Observability and dashboards
k6 streams metrics into InfluxDB with region tags, while the executor also writes summary and report artifacts per test. Grafana is provisioned from code, with dashboards for regional API performance and browser/Web Vitals performance. The panels cover all-region p95, error rate, requests per second, active VUs, p50 and p95 by region, throughput, data transfer, endpoint breakdowns, and Web Vitals by page and region.
The live k6 dashboard is also proxied through the agent, which sounds small until you run tests back to back. The dashboard originally hit port conflicts caused by sockets in TIME_WAIT, producing k6 dashboard failures. The fix was a rotating dashboard port pool and a proxy target that follows the currently running test.
Dashboard proxying also needed path fixes. The k6 dashboard serves assets and internal UI routes that assume root paths, while operators access it through the agent route. The implementation rewrites the dashboard prefix, fixes redirect locations, and proxies internal UI asset paths only while a test is running.
Setup issues and fixes
Agent-to-agent calls initially ran through the public tunnel path, which conflicted with Cloudflare Access and made multi-region dispatch unreliable. The solution was to give agents a private peer route while preserving the public host header for the Kamal proxy. Node fetch was not suitable because it would not preserve the Host header in the required way, so the coordinator uses http.request for those calls and applies longer timeouts for cross-region dispatch.

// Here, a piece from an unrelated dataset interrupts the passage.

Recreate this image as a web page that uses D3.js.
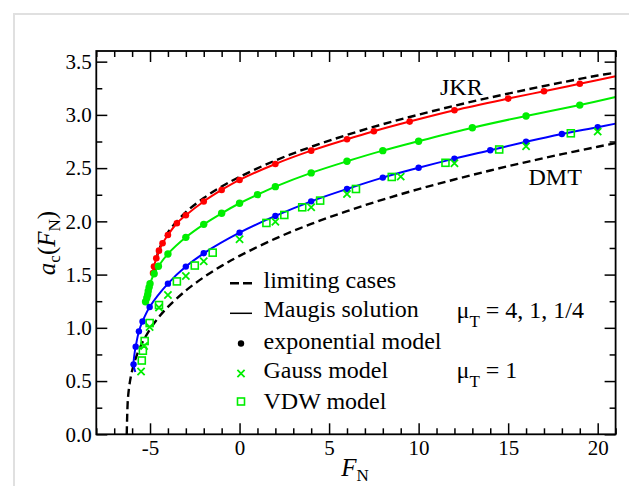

Browser testing exposed container-level constraints. k6 browser runs need Chromium-compatible runtime flags, and the environment variable format mattered: comma-separated values without command-line prefixes. The agent image uses the k6 browser base, adds Node for the HTTP server, sets headless mode, disables GPU and shared-memory assumptions that do not fit small containers, and caps browser stress presets to safe per-server limits.
YAML parsing also created small but real failures. Threshold strings often contain comparison operators and comments, so inline comments had to be stripped without corrupting quoted threshold values. Fixing that made preset editing less fragile and helped non-specialists adjust thresholds safely.
Other fixes were operational polish: correcting region labels in presets, adding missing API headers to product-specific checks, increasing coordinator timeouts, surfacing result links on completion, and making sure a busy agent rejects new work rather than silently running overlapping tests.
Public-safe boundary
The useful public story is the delivery pattern: regional agents, Kamal rollouts, tunnel-backed access, reusable presets, CI gates, retained reports, InfluxDB metrics, Grafana dashboards, and practical fixes discovered during rollout. Exact agent endpoints, region identifiers, tunnel names, direct peer routes, target URLs, tokens, account IDs, and credentials should stay private.